In a corner of the portico of St Michael and All Angels, Carole noted with surprise there was a discreet CCTV camera. Security, presumably. A deterrent to the vandals for whom the holiness of the church had no meaning. The old wooden church door had a modern keyplate on it. Carole would have put money on the fact that it was locked at night.

She pushed the door and moved into the interior, which smelt of damp fabric. The air inside the church felt colder than outside. It took Carole’s eyes a moment to adjust to the gloom. No lights were on and the February sun was too feeble to spread much through the stained-glass windows.

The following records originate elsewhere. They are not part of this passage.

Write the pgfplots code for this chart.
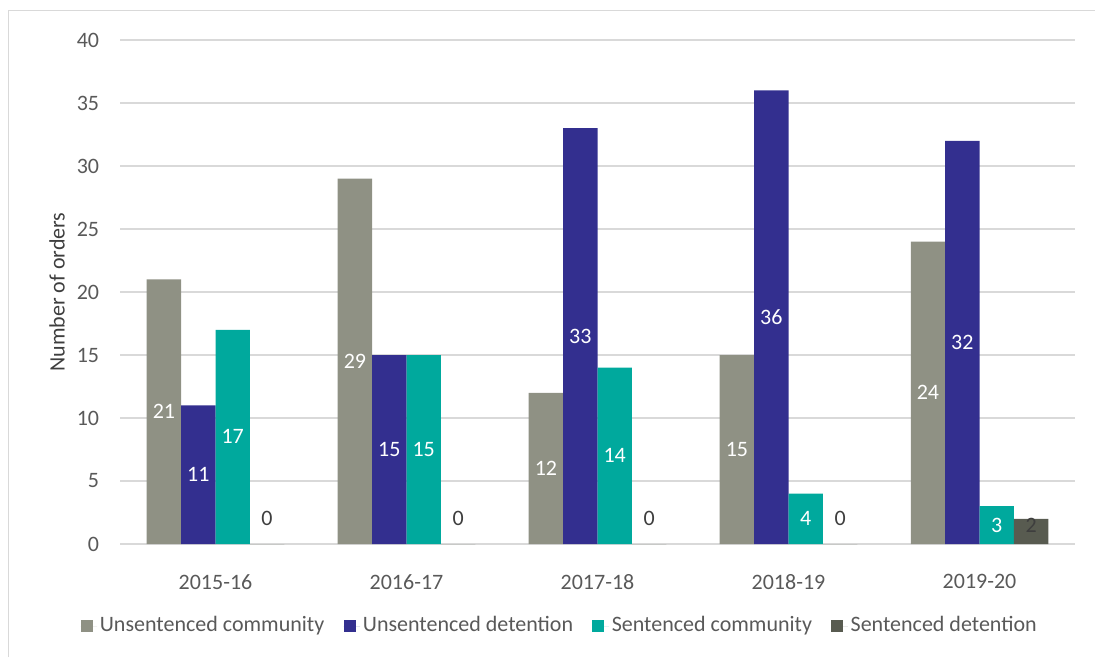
\documentclass[border=0pt]{standalone}
\usepackage{pgfplots}
\pgfplotsset{compat=1.18}
\usepackage{fontspec}
\setmainfont{Carlito}
\definecolor{c1}{HTML}{8F9184}
\definecolor{c2}{HTML}{332F8F}
\definecolor{c3}{HTML}{00A99D}
\definecolor{c4}{HTML}{585B50}
\definecolor{txt}{HTML}{595959}
\definecolor{gridc}{HTML}{D9D9D9}
\begin{document}
\fontsize{16.5}{20}\selectfont
\begin{tikzpicture}
\useasboundingbox (0pt,0pt) rectangle (821.25pt,492.75pt);
\draw[gridc, line width=0.75pt] (6pt,0pt) -- (6pt,484.5pt) -- (821.25pt,484.5pt);
\begin{axis}[
  at={(90pt,84.75pt)}, anchor=south west,
  scale only axis, width=716.25pt, height=378pt,
  xmin=-0.5, xmax=4.5, ymin=0, ymax=40,
  ybar=0pt, bar width=0.18,
  axis line style={draw=none}, tick style={draw=none},
  ymajorgrids, grid style={gridc, line width=1.4pt},
  ytick={0,5,...,40},
  xtick={0,1,2,3,4},
  xticklabels={2015-16,2016-17,2017-18,2018-19,2019-20},
  /pgf/number format/assume math mode=true,
  tick label style={font=\fontsize{16.5}{20}\selectfont, text=txt},
  yticklabel style={xshift=-10pt},
  xticklabel style={yshift=-13pt},
  ylabel={Number of orders},
  ylabel style={at={(axis description cs:-0.066,0.5)}, anchor=center, font=\fontsize{16.5}{20}\selectfont, text=txt!70!black},
  legend columns=-1,
  legend style={draw=none, fill=none, at={(0.4607,-0.1627)}, anchor=center,
    font=\fontsize{16.5}{20}\selectfont, text=txt,
    /tikz/every even column/.append style={column sep=12.5pt}},
  legend image code/.code={\fill[#1] (0pt,-4.5pt) rectangle (9pt,4.5pt); \path (0pt,0pt) -- (12.5pt,0pt);},
  nodes near coords,
  visualization depends on={y \as \rawy},
  nodes near coords style={anchor=center, text=white, font=\fontsize{16.5}{20}\selectfont, yshift={-4.725*\rawy}},
]
\addplot[fill=c1, draw=none] coordinates {(0,21) (1,29) (2,12) (3,15) (4,24)};
\addplot[fill=c2, draw=none] coordinates {(0,11) (1,15) (2,33) (3,36) (4,32)};
\addplot[fill=c3, draw=none] coordinates {(0,17) (1,15) (2,14) (3,4) (4,3)};
\addplot[fill=c4, draw=none, nodes near coords style={text=txt!70!black, yshift={19.5-7.35*\rawy}}] coordinates {(0,0) (1,0) (2,0) (3,0) (4,2)};
\legend{Unsentenced community, Unsentenced detention, Sentenced community, Sentenced detention}
\end{axis}
\end{tikzpicture}
\end{document}
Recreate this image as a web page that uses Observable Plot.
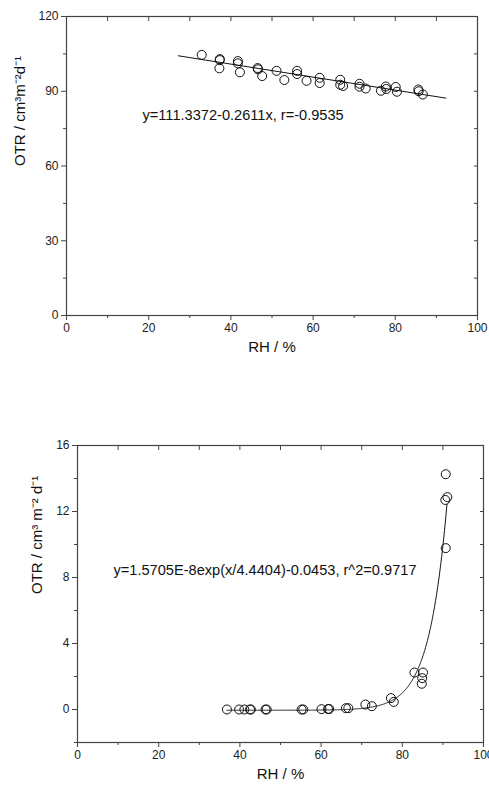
<!DOCTYPE html>
<html>
<head>
<meta charset="utf-8">
<script src="https://cdn.jsdelivr.net/npm/d3@7"></script>
<script src="https://cdn.jsdelivr.net/npm/@observablehq/plot@0.6"></script>
<style>
  html, body { margin: 0; padding: 0; background: #fff; }
  #chart { width: 489px; }
  #chart svg { display: block; }
</style>
</head>
<body>
<div id="chart"></div>
<script>
// ---- Panel A (linear fit) ----
const rhA  = [32.9, 37.3, 37.3, 37.2, 41.7, 41.7, 42.2, 46.5, 46.6, 47.6, 51.1, 53.0, 56.1, 56.1, 58.4, 61.6, 61.6, 66.6, 66.6, 67.3, 71.3, 71.3, 72.8, 76.5, 77.7, 77.8, 80.1, 80.4, 85.6, 85.7, 86.7];
const otrA = [104.6, 102.9, 102.5, 99.2, 102.1, 101.2, 97.6, 99.3, 98.8, 96.1, 98.2, 94.5, 98.2, 96.9, 94.2, 95.4, 93.3, 94.6, 92.6, 92.1, 93.0, 91.8, 91.1, 90.2, 91.9, 90.9, 91.7, 89.8, 90.7, 90.0, 88.7];
const fitA = {a: 111.3372, b: -0.2611};
const fitAx = [27.2, 92.3];
const eqA = "y=111.3372-0.2611x, r=-0.9535";

// ---- Panel B (exponential fit) ----
const rhB  = [36.8, 39.8, 41.1, 42.5, 42.7, 46.3, 46.6, 55.2, 55.6, 60.1, 61.7, 62.0, 66.1, 66.7, 70.9, 72.5, 77.2, 77.9, 83.0, 85.1, 84.9, 84.8, 90.7, 91.1, 90.6, 90.7];
const otrB = [0, 0, 0, 0, 0, 0, 0, 0, 0, 0.02, 0.03, 0.03, 0.08, 0.08, 0.3, 0.2, 0.69, 0.46, 2.24, 2.24, 1.9, 1.56, 14.26, 12.87, 12.7, 9.78];
const fitB = {A: 1.5705e-8, t: 4.4404, y0: -0.0453};
const fitBx = [36.8, 91.0];
const eqB = "y=1.5705E-8exp(x/4.4404)-0.0453, r^2=0.9717";

// ---- Axis ticks / labels ----
const xMajor = [0, 20, 40, 60, 80, 100];
const xMinor = [10, 30, 50, 70, 90];
const yMajorA = [0, 30, 60, 90, 120];
const yMinorA = [15, 45, 75, 105];
const yMajorB = [0, 4, 8, 12, 16];
const yMinorB = [-2, 2, 6, 10, 14];
const xLabel = "RH / %";
const yLabelA = "OTR / cm³m⁻²d⁻¹";
const yLabelB = "OTR / cm³ m⁻² d⁻¹";

const font = "'Liberation Sans', Arial, Helvetica, sans-serif";
const frameColor = "#444";

const ptsA = rhA.map((x, i) => ({x, y: otrA[i]}));
const ptsB = rhB.map((x, i) => ({x, y: otrB[i]}));
const lineA = fitAx.map(x => ({x, y: fitA.a + fitA.b * x}));
const lineB = d3.range(fitBx[0], fitBx[1] + 1e-9, 0.1).map(x => ({x, y: fitB.A * Math.exp(x / fitB.t) + fitB.y0}));

function axes(yMajor, yMinor, xAll, yAll) {
  return [
    Plot.axisX({ticks: xMajor, tickSize: 5, tickPadding: 3, fontSize: 12, label: null, tickFormat: d => d, stroke: frameColor}),
    Plot.axisX({ticks: xMinor, tickSize: 3, label: null, tickFormat: () => "", stroke: frameColor}),
    Plot.axisX({anchor: "top", ticks: xAll, tickSize: -4, label: null, tickFormat: () => "", stroke: frameColor}),
    Plot.axisY({ticks: yMajor, tickSize: 5, tickPadding: 3, fontSize: 12, label: null, tickFormat: d => d, stroke: frameColor}),
    Plot.axisY({ticks: yMinor, tickSize: 3, label: null, tickFormat: () => "", stroke: frameColor}),
    Plot.axisY({anchor: "right", ticks: yAll, tickSize: -4, label: null, tickFormat: () => "", stroke: frameColor}),
    Plot.frame({stroke: frameColor, strokeWidth: 1.2})
  ];
}

const plotA = Plot.plot({
  width: 489, height: 360,
  marginLeft: 66, marginRight: 12, marginTop: 16, marginBottom: 45,
  style: {fontFamily: font, background: "#fff", color: "#222"},
  x: {domain: [0, 100]},
  y: {domain: [0, 120]},
  marks: [
    ...axes(yMajorA, yMinorA, [...xMajor, ...xMinor], [...yMajorA, ...yMinorA]),
    Plot.line(lineA, {x: "x", y: "y", stroke: "#111", strokeWidth: 1}),
    Plot.dot(ptsA, {x: "x", y: "y", r: 4.5, stroke: "#111", fill: "none", strokeWidth: 1}),
    Plot.text([eqA], {frameAnchor: "top-left", dx: 76, dy: 99, textAnchor: "start", lineAnchor: "middle", fontSize: 14.6, fill: "#111"}),
    Plot.text([yLabelA], {frameAnchor: "left", dx: -46, rotate: -90, fontSize: 15, fill: "#111"}),
    Plot.text([xLabel], {frameAnchor: "bottom", dy: 36, fontSize: 15, fill: "#111"})
  ]
});

const plotB = Plot.plot({
  width: 489, height: 426,
  marginLeft: 77, marginRight: 6, marginTop: 85, marginBottom: 44,
  style: {fontFamily: font, background: "#fff", color: "#222"},
  x: {domain: [0, 100]},
  y: {domain: [-2, 16]},
  marks: [
    ...axes(yMajorB, yMinorB, [...xMajor, ...xMinor], [...yMajorB, ...yMinorB]),
    Plot.line(lineB, {x: "x", y: "y", stroke: "#111", strokeWidth: 1, curve: "linear"}),
    Plot.dot(ptsB, {x: "x", y: "y", r: 4.5, stroke: "#111", fill: "none", strokeWidth: 1}),
    Plot.text([eqB], {frameAnchor: "top-left", dx: 36, dy: 125, textAnchor: "start", lineAnchor: "middle", fontSize: 14.6, fill: "#111"}),
    Plot.text([yLabelB], {frameAnchor: "left", dx: -40, rotate: -90, fontSize: 15, fill: "#111"}),
    Plot.text([xLabel], {frameAnchor: "bottom", dy: 36, fontSize: 15, fill: "#111"})
  ]
});

const el = document.getElementById("chart");
el.appendChild(plotA);
el.appendChild(plotB);
</script>
</body>
</html>
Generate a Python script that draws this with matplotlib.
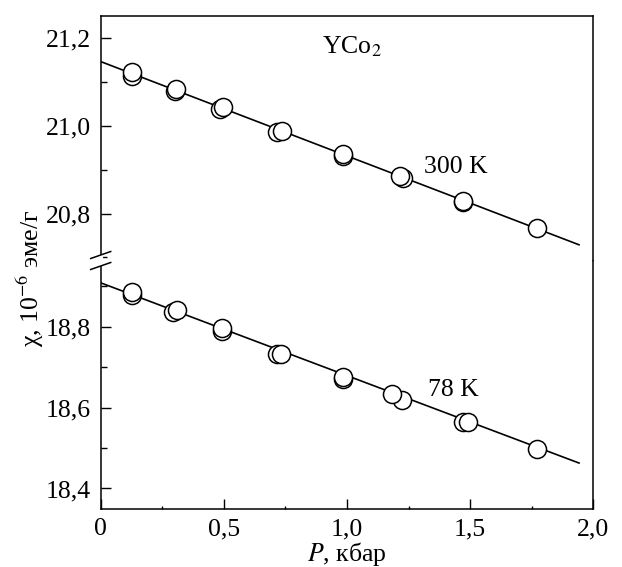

St Michael and All Angels was pretty and neat, well looked after. The wooden pews glowed from regular polishing. The brasswork of the hanging chandeliers had also been recently cleaned. Whoever was on the flower rota that week had invested a lot of pride in the displays down near the altar. On the wall a carved Christ twisted in frozen agony.

And there was someone kneeling in a pew near the front. Carole could see the outline of a fur hat on a head bent in prayer. And she could hear the sound of sobbing.

Her arrival had disturbed the supplicant. The sobbing instantly stopped. The figure, now recognizable as a woman, rose to her feet, brushed a hand across her face, gave a quick nod of respect to the altar and came up the aisle towards Carole.

As the woman passed, she flashed a quick shy smile at the intruder and left the church.

Carole had a fleeting impression of a tear glinting on a face of extraordinary beauty.

But, perhaps remarkably in Weldisham, the face was Chinese.

Carole had a desultory look around the church and paid a dutiful fifty pence into the honesty box for A Brief History of St Michael and All Angels. Then she set off for the Hare and Hounds to address the Times crossword.